At least 13 people have been killed, and scores more wounded in a car-bombing targeting Israeli tourists in Kenya. At the same time, two missiles were fired at, but missed, an Israeli airliner leaving Kenya.
Witnesses say a massive car bomb demolished an Israeli-owned hotel Thursday near the Kenyan coastal city of Mombasa.
Survivors say the blast occurred as a group of Israeli tourists was arriving at the Paradise Hotel. Several of the dead were Kenyan dancers, who were preparing to greet the guests. Police say three suicide bombers died in the explosion.
In a separate incident, two missiles were fired at an Israeli airliner taking off from Mombasa airport, just about the same time as the explosion.
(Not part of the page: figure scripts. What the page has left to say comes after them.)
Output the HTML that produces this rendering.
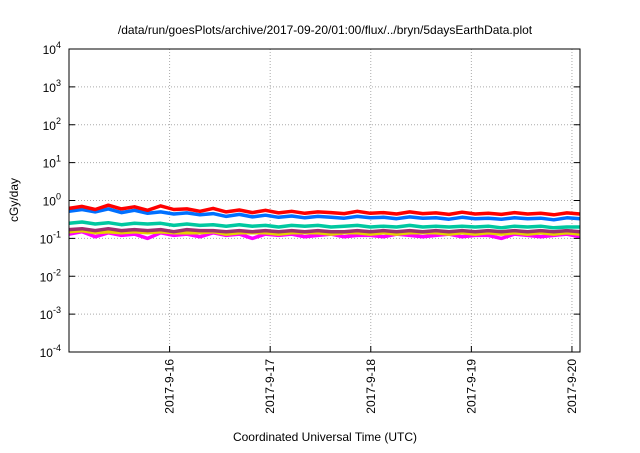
<!DOCTYPE html>
<html><head><meta charset="utf-8"><style>
body{margin:0;background:#fff;width:640px;height:448px;overflow:hidden}
svg{font-family:"Liberation Sans",sans-serif}
</style></head><body>
<svg id="chart" width="640" height="448" viewBox="0 0 640 448">
<text x="325" y="34" font-size="12" text-anchor="middle">/data/run/goesPlots/archive/2017-09-20/01:00/flux/../bryn/5daysEarthData.plot</text>
<g id="grid"></g>
<g id="series"></g>
<rect x="69" y="49" width="511" height="303" fill="none" stroke="#000" stroke-width="1"/>
<g id="yticks"></g>
<g id="xticks"></g>
<text transform="translate(18,200) rotate(-90)" font-size="12" text-anchor="middle">cGy/day</text>
<text x="325" y="441" font-size="12" text-anchor="middle">Coordinated Universal Time (UTC)</text>
</svg>
<script>
const yExps=[4,3,2,1,0,-1,-2,-3,-4];
const xTickDays=[1,2,3,4,5];
const xTickLabels=["2017-9-16","2017-9-17","2017-9-18","2017-9-19","2017-9-20"];
const seriesColors=["#ff00ff","#e6d000","#a0306e","#00c8a0","#0070ff","#ff0000"];
const redVals=[0.62,0.7,0.58,0.75,0.6,0.68,0.55,0.72,0.58,0.6,0.52,0.62,0.5,0.56,0.48,0.55,0.47,0.52,0.46,0.5,0.48,0.45,0.52,0.46,0.48,0.44,0.5,0.45,0.47,0.43,0.49,0.44,0.46,0.43,0.48,0.44,0.46,0.42,0.47,0.44];
const blueVals=[0.52,0.58,0.5,0.6,0.48,0.55,0.46,0.5,0.44,0.47,0.42,0.45,0.38,0.43,0.37,0.41,0.36,0.39,0.35,0.38,0.36,0.34,0.38,0.35,0.36,0.33,0.37,0.34,0.35,0.32,0.36,0.33,0.34,0.32,0.35,0.33,0.34,0.31,0.35,0.33];
const tealVals=[0.25,0.27,0.24,0.26,0.23,0.25,0.24,0.25,0.22,0.24,0.22,0.23,0.21,0.23,0.21,0.22,0.2,0.22,0.21,0.22,0.2,0.21,0.22,0.2,0.21,0.2,0.22,0.2,0.21,0.2,0.21,0.2,0.21,0.19,0.21,0.2,0.21,0.19,0.2,0.2];
const purpleVals=[0.17,0.18,0.16,0.18,0.16,0.17,0.16,0.17,0.15,0.17,0.16,0.16,0.15,0.16,0.15,0.16,0.15,0.16,0.15,0.16,0.15,0.15,0.16,0.15,0.16,0.15,0.16,0.15,0.16,0.15,0.16,0.15,0.16,0.15,0.16,0.15,0.16,0.15,0.16,0.15];
const yellowVals=[0.15,0.16,0.14,0.15,0.14,0.15,0.14,0.15,0.14,0.14,0.14,0.15,0.13,0.14,0.14,0.14,0.13,0.14,0.14,0.14,0.13,0.14,0.14,0.13,0.14,0.13,0.14,0.14,0.14,0.13,0.14,0.13,0.14,0.13,0.14,0.13,0.14,0.13,0.14,0.13];
const magentaVals=[0.13,0.15,0.11,0.14,0.12,0.13,0.1,0.14,0.12,0.13,0.11,0.14,0.12,0.13,0.1,0.13,0.12,0.13,0.11,0.12,0.13,0.11,0.12,0.12,0.11,0.13,0.12,0.11,0.12,0.13,0.11,0.12,0.12,0.1,0.13,0.12,0.11,0.12,0.13,0.11];
const xMin=0,xMax=5.08,L=69,R=580,T=49,B=352;
const sx=d=>L+(d-xMin)/(xMax-xMin)*(R-L);
const sy=v=>T+(4-Math.log10(v))/8*(B-T);
const NS="http://www.w3.org/2000/svg";
function mk(tag,attrs,parent){const e=document.createElementNS(NS,tag);for(const k in attrs)e.setAttribute(k,attrs[k]);parent.appendChild(e);return e;}
const grid=document.getElementById('grid'),yt=document.getElementById('yticks'),xt=document.getElementById('xticks'),sg=document.getElementById('series');
yExps.forEach(p=>{const y=sy(Math.pow(10,p));
 if(p<4&&p>-4){const g=mk('line',{x1:L,x2:R,y1:y,y2:y,stroke:'#aaa','stroke-dasharray':'1,2'},grid);
 
 }
 const t=mk('line',{x1:L,x2:L+6,y1:y,y2:y,stroke:'#000'},yt);
 
 
 const t2=mk('line',{x1:R,x2:R-6,y1:y,y2:y,stroke:'#000'},yt);
 
 
 const tx=mk('text',{x:L-8,y:y+5,'font-size':'12','text-anchor':'end'},yt);
 
 
 tx.innerHTML='10<tspan dy="-6" font-size="9">'+p+'</tspan>';});
xTickDays.forEach((d,i)=>{const x=sx(d);
 const g=mk('line',{x1:x,x2:x,y1:T,y2:B,stroke:'#aaa','stroke-dasharray':'1,2'},grid);
 
 
 const t=mk('line',{x1:x,x2:x,y1:B,y2:B-6,stroke:'#000'},xt);
 
 
 const tx=mk('text',{transform:`translate(${x+4},${B+7}) rotate(-90)`,'font-size':'12','text-anchor':'end'},xt);
 
 
 tx.textContent=xTickLabels[i];});
const allSeries=[magentaVals,yellowVals,purpleVals,tealVals,blueVals,redVals];
const names=['magenta-series','yellow-series','purple-series','teal-series','blue-series','red-series'];
allSeries.forEach((vals,si)=>{
 const pts=vals.map((v,i)=>sx(xMin+i*(xMax-xMin)/(vals.length-1)).toFixed(1)+','+sy(v).toFixed(1)).join(' ');
 const pl=mk('polyline',{points:pts,fill:'none',stroke:seriesColors[si],'stroke-width':3.5,'stroke-linejoin':'round'},sg);
 
 });
</script>
</body></html>
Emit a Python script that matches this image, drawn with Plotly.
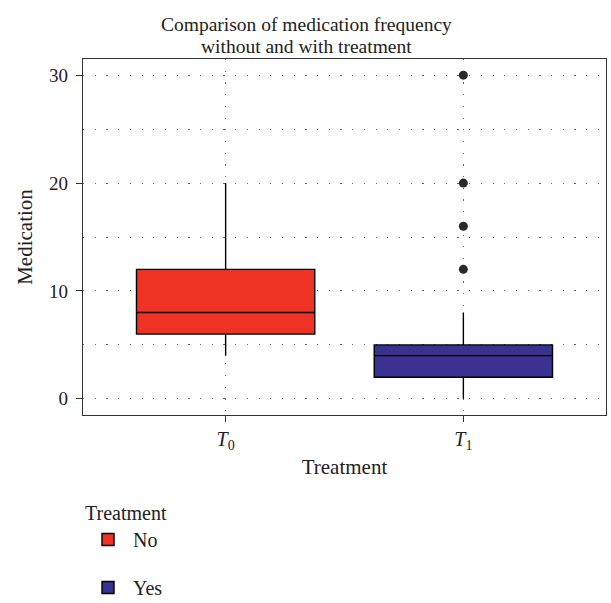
import plotly.graph_objects as go

groups = ["No", "Yes"]
positions = [1, 2]
tick_labels = ["<i>T</i><sub>0</sub>", "<i>T</i><sub>1</sub>"]
q1 = [6, 2]
median = [8, 4]
q3 = [12, 5]
lower = [4, 0]
upper = [20, 8]
colors = ["#EE3224", "#3B3190"]
outliers_x = [2, 2, 2, 2]
outliers_y = [12, 16, 20, 30]
title_lines = ["Comparison of medication frequency", "without and with treatment"]

FONT = "Liberation Serif"
fig = go.Figure()
for i, g in enumerate(groups):
    fig.add_trace(go.Box(
        x=[positions[i]], q1=[q1[i]], median=[median[i]], q3=[q3[i]],
        lowerfence=[lower[i]], upperfence=[upper[i]],
        name=g, fillcolor=colors[i], line=dict(color="black", width=1.4),
        whiskerwidth=0, width=0.75, boxpoints=False, legendgroup=g,
    ))
fig.add_trace(go.Scatter(
    x=outliers_x, y=outliers_y, mode="markers",
    marker=dict(color="#2a2a2a", size=9), showlegend=False,
))

for line, shift in zip(title_lines, [35, 13]):
    fig.add_annotation(text=line, xref="paper", yref="paper", x=0.4264, y=1,
                       xanchor="center", yanchor="middle", yshift=shift,
                       showarrow=False, font=dict(size=19.5, family=FONT, color="#222"))

grid = dict(gridcolor="#666666", gridwidth=1, griddash="1.2px,10.5px")
fig.update_layout(
    width=611, height=603,
    margin=dict(l=83, r=5, t=59, b=188, autoexpand=False),
    plot_bgcolor="white", paper_bgcolor="white",
    font=dict(family=FONT, size=18, color="#222"),
    xaxis=dict(range=[0.4, 2.6], tickvals=positions, ticktext=tick_labels,
               showline=True, linecolor="#333", linewidth=1.2, mirror=True,
               ticks="outside", ticklen=6, tickcolor="#333",
               tickfont=dict(size=20),
               title=dict(text="Treatment", font=dict(size=21), standoff=7),
               zeroline=False, showgrid=True, **grid),
    yaxis=dict(range=[-1.5, 31.5], tickvals=[0, 10, 20, 30],
               showline=True, linecolor="#333", linewidth=1.2, mirror=True,
               ticks="outside", ticklen=6, tickcolor="#333", ticklabelstandoff=4,
               tickfont=dict(size=19),
               title=dict(text="Medication", font=dict(size=21), standoff=10),
               zeroline=False, showgrid=True,
               minor=dict(tickvals=[5, 15, 25], showgrid=True, gridcolor="#666666",
                          gridwidth=1, griddash="1.2px,10.5px", ticks=""),
               **grid),
    legend=dict(x=0.0, xanchor="left", y=-0.222, yanchor="top",
                title=dict(text="Treatment", font=dict(size=20)),
                itemwidth=40,
                traceorder="grouped", tracegroupgap=19, font=dict(size=20)),
    showlegend=True,
)
fig.write_html("out.html", config={"displayModeBar": False},
               post_script="document.body.style.margin='0';")
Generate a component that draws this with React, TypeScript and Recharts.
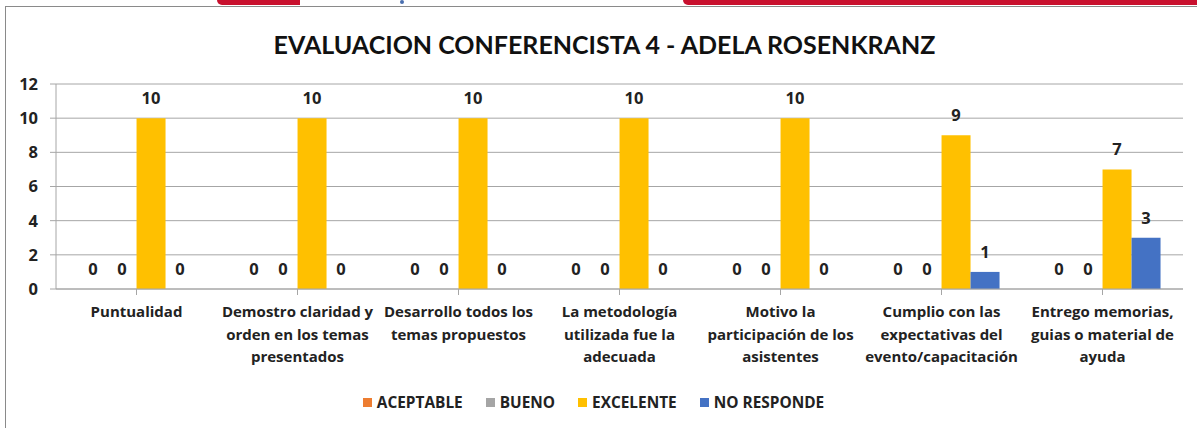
import { Bar, BarChart, CartesianGrid, LabelList, Legend, XAxis, YAxis } from "recharts";

const categories = [
  "Puntualidad",
  "Demostro claridad y\norden en los temas\npresentados",
  "Desarrollo todos los\ntemas propuestos",
  "La metodología\nutilizada fue la\nadecuada",
  "Motivo la\nparticipación de los\nasistentes",
  "Cumplio con las\nexpectativas del\nevento/capacitación",
  "Entrego memorias,\nguias o material de\nayuda",
];

const aceptable = [0, 0, 0, 0, 0, 0, 0];
const bueno = [0, 0, 0, 0, 0, 0, 0];
const excelente = [10, 10, 10, 10, 10, 9, 7];
const noResponde = [0, 0, 0, 0, 0, 1, 3];

const yTicks = [0, 2, 4, 6, 8, 10, 12];

const SERIES = [
  { key: "aceptable", name: "ACEPTABLE", color: "#ED7D31" },
  { key: "bueno", name: "BUENO", color: "#A5A5A5" },
  { key: "excelente", name: "EXCELENTE", color: "#FFC000" },
  { key: "noResponde", name: "NO RESPONDE", color: "#4472C4" },
];

const TITLE_FONT = "Lato, sans-serif";
const FONT = "'Open Sans', sans-serif";

const data = categories.map((c, i) => ({
  name: c,
  aceptable: aceptable[i],
  bueno: bueno[i],
  excelente: excelente[i],
  noResponde: noResponde[i],
}));

function CategoryTick({ x, y, payload }: any) {
  const lines = String(payload.value).split("\n");
  return (
    <text x={x} y={y + 20} textAnchor="middle" fontFamily={FONT} fontWeight={700} fontSize={15} fill="#222">
      {lines.map((l, i) => (
        <tspan key={i} x={x} dy={i === 0 ? 0 : 22.5}>
          {l}
        </tspan>
      ))}
    </text>
  );
}

function LegendContent() {
  return (
    <div style={{ display: "flex", justifyContent: "center", alignItems: "center", height: 36, paddingLeft: 4 }}>
      {SERIES.map((s, i) => (
        <div key={s.key} style={{ display: "flex", alignItems: "center", marginRight: i === SERIES.length - 1 ? 0 : 23 }}>
          <span style={{ width: 9, height: 9, background: s.color, display: "inline-block", marginRight: 5 }} />
          <span style={{ fontFamily: FONT, fontWeight: 700, fontSize: 15.4, color: "#222" }}>{s.name}</span>
        </div>
      ))}
    </div>
  );
}

export default function App() {
  return (
    <div style={{ position: "absolute", left: 0, top: 0, width: 1197, height: 428, background: "#fff", overflow: "hidden" }}>
      <div style={{ position: "absolute", left: 217, top: 0, width: 83, height: 5, background: "#C8102E", borderBottomLeftRadius: 40 }} />
      <div style={{ position: "absolute", left: 400, top: 0, width: 4, height: 4, background: "#4a6fb0", borderRadius: 2 }} />
      <div style={{ position: "absolute", left: 683, top: 0, width: 520, height: 5, background: "#C8102E", borderBottomLeftRadius: 6 }} />
      <div style={{ position: "absolute", left: 5, top: 6, width: 1300, height: 500, border: "1px solid #8a8a8a", boxSizing: "border-box" }} />
      <div
        style={{
          position: "absolute",
          left: 0,
          top: 28,
          width: 1209,
          textAlign: "center",
          fontFamily: TITLE_FONT,
          fontWeight: 700,
          fontSize: 25,
          color: "#111",
          lineHeight: "32px",
        }}
      >
        EVALUACION CONFERENCISTA 4 - ADELA ROSENKRANZ
      </div>
      <div style={{ position: "absolute", left: 0, top: 0 }}>
        <BarChart
          width={1197}
          height={428}
          data={data}
          margin={{ top: 84, right: 14, left: 0, bottom: 8 }}
          barCategoryGap="14%"
          barGap={0}
        >
          <CartesianGrid vertical={false} stroke="#a6a6a6" strokeWidth={1} />
          <XAxis
            dataKey="name"
            interval={0}
            height={95}
            tick={<CategoryTick />}
            axisLine={{ stroke: "#a6a6a6" }}
            tickLine={{ stroke: "#a6a6a6" }}
            tickSize={6}
            scale="band"
          />
          <YAxis
            domain={[0, 12]}
            ticks={yTicks}
            width={56}
            tickSize={6}
            tickMargin={12}
            axisLine={{ stroke: "#a6a6a6" }}
            tickLine={{ stroke: "#a6a6a6" }}
            tick={{ fontFamily: FONT, fontWeight: 700, fontSize: 16.5, fill: "#222" }}
          />
          <Legend verticalAlign="bottom" content={<LegendContent />} />
          {SERIES.map((s) => (
            <Bar key={s.key} dataKey={s.key} name={s.name} fill={s.color} minPointSize={0.01} isAnimationActive={false}>
              <LabelList
                dataKey={s.key}
                position="top"
                offset={14}
                style={{ fontFamily: FONT, fontWeight: 700, fontSize: 16.5, fill: "#222" }}
              />
            </Bar>
          ))}
        </BarChart>
      </div>
    </div>
  );
}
The plane, with 270 people aboard, was not hit, and flew on to Tel Aviv under escort of Israeli jet fighters.
The Kenyan ambassador to Israel, John Sawe, blames the attacks on the al-Qaida terrorist network.
"We don't have any problem with our neighboring countries, our neighbors, no problem whatsoever," the ambassador said. "I have no doubt whatsoever that these [attacks] must be connected with al-Qaida."
But in London, British Foreign Secretary Jack Straw said no evidence has emerged connecting the attacks to al-Qaida, the organization that perpetrated last year's terrorist attacks against the United States.
"I personally have seen no evidence, which immediately links the al-Qaida organization to this outrage," Mr. Straw said. " But, obviously, we are assessing all the indications that there are, and if there is a firm indication, we will make a public announcement about that."
In the meantime, Mr. Straw says, the foreign office will consider strengthening its travel warning for British citizens who might be planning a trip to Kenya.